Venne convocato a Città del Capo l’indaba (un’assemblea dei più importanti Zulu o Xhosa del Sudafrica) al quale parteciparono i migliori allenatori e dirigenti del Paese e si mise tutto quanto nelle mani di Erasmus. Era il 2017, meno di due anni dopo gli Springboks vincevano la Coppa del Mondo in Giappone. Nel frattempo Erasmus aveva fatto una scelta dirompente nominando capitano Kolisi, nero cresciuto a Zwide, township di Port Elizabeth, dove il giovane Siya giocava con gli amici con un mattone al posto della palla ovale.
Kolisi capitano è stato uno choc e ha aperto immediatamente nuovi orizzonti. Se per un secolo a rugby in Sudafrica avevano giocato solo gli afrikaner, i discendenti degli olandesi, un po’ di inglesi e qualche coloured, una quindicina di milioni di persone in tutto, con Kolisi cambiarono le prospettive. Il nuovo capitano era la grande speranza dei ragazzi dei ghetti, lui e altri giocatori neri sono diventati modelli di comportamento, esempi da seguire. Insomma, una rivoluzione.
Il cambiamento ha subito una grande accelerazione, le vittorie hanno fatto il resto. Erasmus, una presenza da capitano con gli Springboks, è stato il grande regista. Ha identificato immediatamente la squadra con il Paese e tutti i suoi abitanti. Chi è bravo e rispetta le nostre regole gioca, il resto non conta. Un grande tecnico e stratega, un innovatore e provocatore. Dopo una partita con i Lions britannici realizzò un video di 62 minuti spiegando tutti gli errori (ovviamente contro gli Springboks) dell’arbitro, una trovata che World Rugby, la federazione mondiale, non gli ha mai perdonato e per questo, nonostante le due Coppe del Mondo, non mai stato nominato allenatore dell’anno.

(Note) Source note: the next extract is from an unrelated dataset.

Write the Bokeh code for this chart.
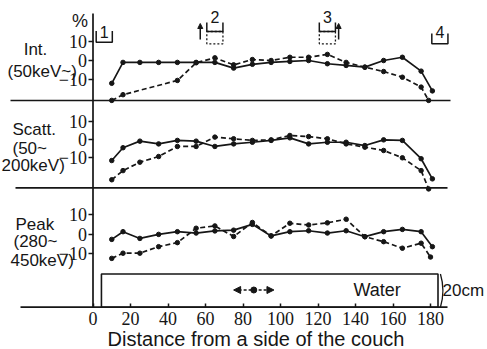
from bokeh.plotting import figure
from bokeh.models import Range1d, LinearAxis, FixedTicker, Arrow, NormalHead
from bokeh.core.properties import value
from bokeh.embed import file_html
from bokeh.resources import INLINE

# ---------------- data (percent deviation vs. distance in cm) ----------------
x_solid = [10, 16, 25, 35, 45, 55, 65, 75, 85, 95, 105, 115, 125, 135, 145, 155, 165, 175, 181]

int_solid = [-12, -1, -1, -1, -1, -1, -1, -4, -2, -1, -0.5, 0, -1.7, -2.6, -3.5, 0, 1.7, -5.6, -16]
int_dash_x = [10, 16, 45, 55, 65, 75, 85, 95, 105, 115, 125, 135, 145, 155, 165, 175, 179]
int_dash = [-21, -18, -10.5, -1.2, 1.4, -2.3, 0.5, 0, 1.7, 1.7, 3.2, -1, -3.5, -5.8, -8.8, -14, -21]

scatt_solid = [-11.5, -4.5, -0.9, -2.4, -0.5, -0.9, -3.8, -2.4, -1.5, -0.5, 0.9, -2.4, -1.5, -1.5, -3.3, -0.2, -0.5, -10.5, -21.5]
scatt_dash_x = [10, 16, 25, 35, 45, 55, 65, 75, 85, 95, 105, 115, 125, 135, 145, 155, 165, 175, 179]
scatt_dash = [-22, -17, -12.4, -9.3, -3.8, -3.8, 1.3, 0.4, -0.5, -0.2, 2.2, 1.6, 0.4, -2.4, -4.2, -6, -10, -17, -27]

peak_solid = [-2.8, 1.2, -2.3, -0.2, 1.2, 0.5, 1.6, 2, 5, -1, 1.2, 1.7, 0.5, 1.7, -1.4, 1.2, 2.4, 1.2, -6.6]
peak_dash_x = [10, 16, 25, 35, 45, 55, 65, 75, 85, 95, 105, 115, 125, 135, 145, 155, 165, 175, 180]
peak_dash = [-12.7, -10, -10, -6.6, -4.5, 3, 4.2, -1.3, 6, -1, 5.6, 4.7, 5.8, 7.7, -1.4, -4, -7.4, -4.8, -12]

x_ticks = [0, 20, 40, 60, 80, 100, 120, 140, 160, 180]
y_ticks = [-10, 0, 10]
panel_names = ["Int.", "Scatt.", "Peak"]
panel_sub = [["(50keV~)"], ["(50~", "200keV)"], ["(280~", "450keV)"]]
detector_x = [6, 65, 125, 185]
detector_names = ["1", "2", "3", "4"]
water_cm = [4.5, 184]
water_arrow_cm = [75, 96.5]
x_title = "Distance from a side of the couch"

# ---------------- layout ----------------
W, H = 487, 349
INK = "#161616"
X0_PX, SX = 92.5, 1.875            # pixel of x=0 and pixels per cm
# (range name, pixel row of 0 %, pixels per %)
panels = [("p1", 60.0, 1.9), ("p2", 139.0, 1.83), ("p3", 233.5, 1.92)]
AXIS_ROW = 306.7
SANS = value("Liberation Sans")
NARROW_NAME = "Liberation Sans Narrow"

p = figure(width=W, height=H,
           x_range=Range1d(-X0_PX / SX, (W - X0_PX) / SX),
           y_range=Range1d(H, 0),
           x_axis_location=None, y_axis_location=None,
           toolbar_location=None, output_backend="svg",
           min_border=0, outline_line_color=None,
           background_fill_color="white", border_fill_color="white")
p.grid.visible = False
p.extra_x_ranges = {"px": Range1d(0, W)}
p.extra_y_ranges = {name: Range1d((r0 - H) / s, r0 / s) for name, r0, s in panels}

series = [(x_solid, int_solid, int_dash_x, int_dash),
          (x_solid, scatt_solid, scatt_dash_x, scatt_dash),
          (x_solid, peak_solid, peak_dash_x, peak_dash)]

for (name, r0, s), (xs, ys, xd, yd) in zip(panels, series):
    p.line(xs, ys, y_range_name=name, line_color=INK, line_width=1.7)
    p.scatter(xs, ys, y_range_name=name, size=4.5, color=INK)
    p.line(xd, yd, y_range_name=name, line_color=INK, line_width=1.7, line_dash="5 3")
    p.scatter(xd, yd, y_range_name=name, size=4.5, color=INK)
    ax = LinearAxis(y_range_name=name, fixed_location=0,
                    ticker=FixedTicker(ticks=y_ticks, minor_ticks=[]),
                    axis_line_color=None,
                    major_tick_line_color=INK, major_tick_line_width=1.5,
                    major_tick_in=0, major_tick_out=5,
                    minor_tick_line_color=None, major_label_standoff=1,
                    major_label_text_font=NARROW_NAME, major_label_text_font_size="18px",
                    major_label_text_color=INK)
    p.add_layout(ax, "left")

xa = LinearAxis(fixed_location=AXIS_ROW, ticker=FixedTicker(ticks=x_ticks, minor_ticks=[]),
                axis_line_color=None,
                major_tick_line_color=INK, major_tick_line_width=1.5,
                major_tick_in=4, major_tick_out=0, minor_tick_line_color=None,
                major_label_standoff=5,
                major_label_text_font=NARROW_NAME, major_label_text_font_size="18px",
                major_label_text_color=INK)
p.add_layout(xa, "below")

# rules: panel separators, bottom axis line, vertical axis line
p.segment(x0=[10, 15, 20], y0=[100, 187.3, AXIS_ROW], x1=[450, 447, 447],
          y1=[100, 187.3, AXIS_ROW], x_range_name="px", line_color=INK, line_width=1.7)
p.segment(x0=[0], y0=[13], x1=[0], y1=[AXIS_ROW], line_color=INK, line_width=1.7)

# water phantom
p.quad(left=[water_cm[0]], right=[water_cm[1]], top=[273.5], bottom=[AXIS_ROW],
       fill_color=None, line_color=INK, line_width=1.6)
arr = Arrow(x_start=water_arrow_cm[0], x_end=water_arrow_cm[1], y_start=289.5, y_end=289.5,
            line_color=INK, line_width=1.5, line_dash="3 2",
            start=NormalHead(size=7, fill_color=INK, line_color=INK),
            end=NormalHead(size=7, fill_color=INK, line_color=INK))
p.add_layout(arr)
p.scatter([sum(water_arrow_cm) / 2], [289.5], size=6, color=INK)
p.bezier(x0=[water_cm[1] + 1.3], y0=[273.5], x1=[water_cm[1] + 1.3], y1=[AXIS_ROW],
         cx0=[water_cm[1] + 3.0], cy0=[284], cx1=[water_cm[1] + 3.0], cy1=[296],
         line_color=INK, line_width=1.3)
p.text(x=[353], y=[289], text=["Water"], x_range_name="px", text_font=SANS,
       text_font_size="18px", text_baseline="middle", text_color=INK)
p.text(x=[442], y=[290], text=["20cm"], x_range_name="px", text_font=SANS,
       text_font_size="17px", text_baseline="middle", text_color=INK)

# detector symbols at the top
hw = 4.3
u_xs, u_ys = [], []
u_top = [30.5, 22, 22, 33]
u_bot = [41.7, 31, 31, 43.3]
num_row = [31, 16.5, 16.5, 31]
for dx, t, b in zip(detector_x, u_top, u_bot):
    u_xs.append([dx - hw, dx - hw, dx + hw, dx + hw])
    u_ys.append([t, b, b, t])
p.multi_line(u_xs, u_ys, line_color=INK, line_width=1.5)
for i in (1, 2):
    dx = detector_x[i]
    p.quad(left=[dx - hw], right=[dx + hw], top=[u_bot[i]], bottom=[43.3],
           fill_color=None, line_color=INK, line_width=1.3, line_dash="2 2")
    ax_x = dx - 7.8 if i == 1 else dx + 6.0
    p.add_layout(Arrow(x_start=ax_x, x_end=ax_x, y_start=39, y_end=23,
                       line_color=INK, line_width=1.5,
                       end=NormalHead(size=5, fill_color=INK, line_color=INK)))
p.text(x=detector_x, y=num_row, text=detector_names, text_font=SANS,
       text_font_size="16px", text_align="center", text_baseline="middle", text_color=INK)

# panel labels
p.text(x=[79.5], y=[20], text=["%"], x_range_name="px", text_font=SANS,
       text_font_size="18px", text_align="center", text_baseline="middle", text_color=INK)
label_x = [[35, 7], [12, 12, 1], [15, 13, 10]]
label_rows = [[48.5, 70.5], [128.5, 147.5, 164.5], [223.5, 240.5, 260]]
label_align = [["center", "left"], ["left", "left", "left"], ["left", "left", "left"]]
for nm, sub, lx, lr, la in zip(panel_names, panel_sub, label_x, label_rows, label_align):
    texts = [nm] + sub
    for t, x, r, a in zip(texts, lx, lr, la):
        p.text(x=[x], y=[r], text=[t], x_range_name="px", text_font=SANS,
               text_font_size="17px", text_align=a, text_baseline="middle", text_color=INK)

p.text(x=[255.5], y=[338], text=[x_title], x_range_name="px", text_font=SANS,
       text_font_size="20px", text_align="center", text_baseline="middle", text_color=INK)

open("out.html", "w").write(file_html(p, INLINE))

Ma il suo capolavoro è stato la creazione di un gruppo forte, ampio (nel 2024 ha mandato in campo 50 giocatori), estremamente unito. Un anno fa il Sudafrica conquistò la seconda Coppa consecutiva (la quarta in totale, una in più della Nuova Zelanda) vincendo le tre partite a eliminazione diretta per solo un punto. Un gruppo di uomini in missione, più che una squadra.
«Quello che è successo dopo il Mondiale francese è incredibile», ha raccontato Cheslin Kolbe, 171 centimetri, una stella della squadra e probabilmente il giocatore più spettacolare del rugby mondiale. «Anche quattro anni prima avevamo festeggiato, ma è stato diverso. Dovunque andassimo le città si bloccavano, gente dappertutto, bianchi, neri, tutti sorridenti. Abbiamo portato gioia in Sudafrica. È stato fantastico, ma non può succedere solo ogni quattro anni. La nostra speranza è essere d’ispirazione per tutti, dare un contributo al cambiamento del Paese».
Intanto è cambiato lo stile di gioco degli Springboks che hanno mantenuto il rugby fisico della tradizione aggiungendo la velocità, le abilità tecniche e la fantasia dei nuovi giocatori. Se gli All-Blacks sono da sempre i più amati (ogni otto magliette nere se ne vende una verdeoro, ma le cose stanno cambiando anche qui), il mondo ha cominciato a guardare gli Springboks con occhi diversi, cancellando gli stereotipi del passato. E il cambiamento è solo all’inizio, basta guardare cosa è successo al Grey College di Bloemfontein, la fabbrica degli Springboks (ne ha prodotti 48). Erano tutti bianchi, ma quattro anni fa è stato nominato il primo capitano nero e oggi sono neri i tre migliori giocatori della squadra.
Erasmus ha fatto un miracolo e se il governo di coalizione dovesse fallire, potrebbe essere un’idea metterlo nell’ufficio di Ramaphosa. È il sudafricano più amato e rispettato, un uomo che sa unire le persone e portarle oltre i propri limiti. Potrebbe funzionare anche in politica.